IRAs also help establish good saving habits early in life. This can lead to better financial management skills and a more secure financial future.

Can college students with no income still contribute to an IRA?

Students must have earned income to contribute to an IRA. This can include part-time jobs, internships, or self-employment income.

If a student doesn’t have earned income, they cannot contribute directly to an IRA. However, parents or guardians can gift money to the student, who can then contribute it to an IRA if they have sufficient earned income.

At what age is it advisable to start an IRA, particularly for students?

There is no minimum age requirement to open an IRA. Students can start as soon as they have earned income.

The earlier one starts, the more time their investments have to grow. Even small contributions during college years can lead to significant savings over time due to compound interest.

Does having an IRA impact eligibility for college financial aid?

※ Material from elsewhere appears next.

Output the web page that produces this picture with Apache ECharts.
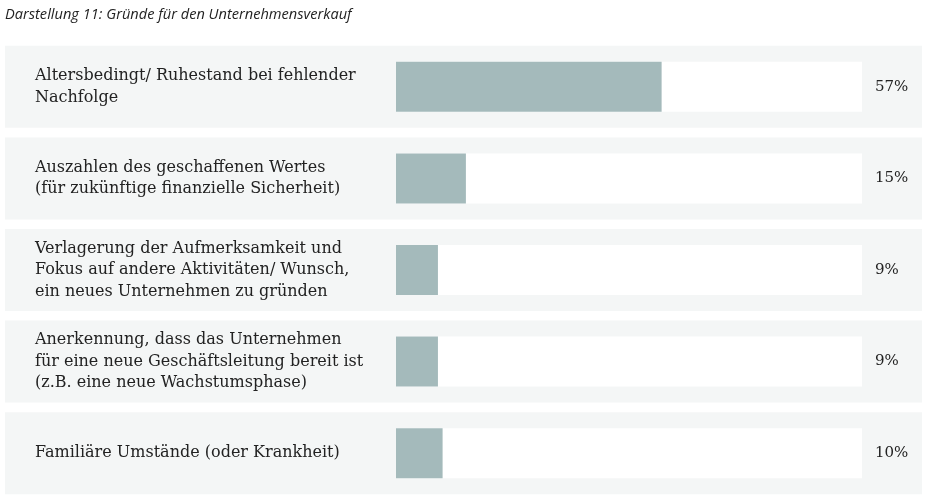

IRAs are generally not counted as assets in the Free Application for Federal Student Aid (FAFSA) calculation. This means having an IRA typically doesn’t affect financial aid eligibility.

However, contributions made to or distributions taken from an IRA during the tax year may be counted as income on the FAFSA. This could potentially impact aid eligibility.

What are the best IRA options for college students?

Roth IRAs are often recommended for college students. They offer tax-free growth and withdrawals in retirement.

Traditional IRAs can also be beneficial, especially if the student expects to be in a lower tax bracket in retirement. Both types have their advantages, and the choice depends on individual circumstances.

How does an IRA account serve as a savings tool for future education expenses?

IRAs can be used for educational expenses under certain conditions. For Roth IRAs, contributions can be withdrawn tax and penalty-free at any time.

Earnings can be withdrawn penalty-free (but not tax-free) for qualified education expenses. This flexibility makes IRAs a potential savings tool for future education costs.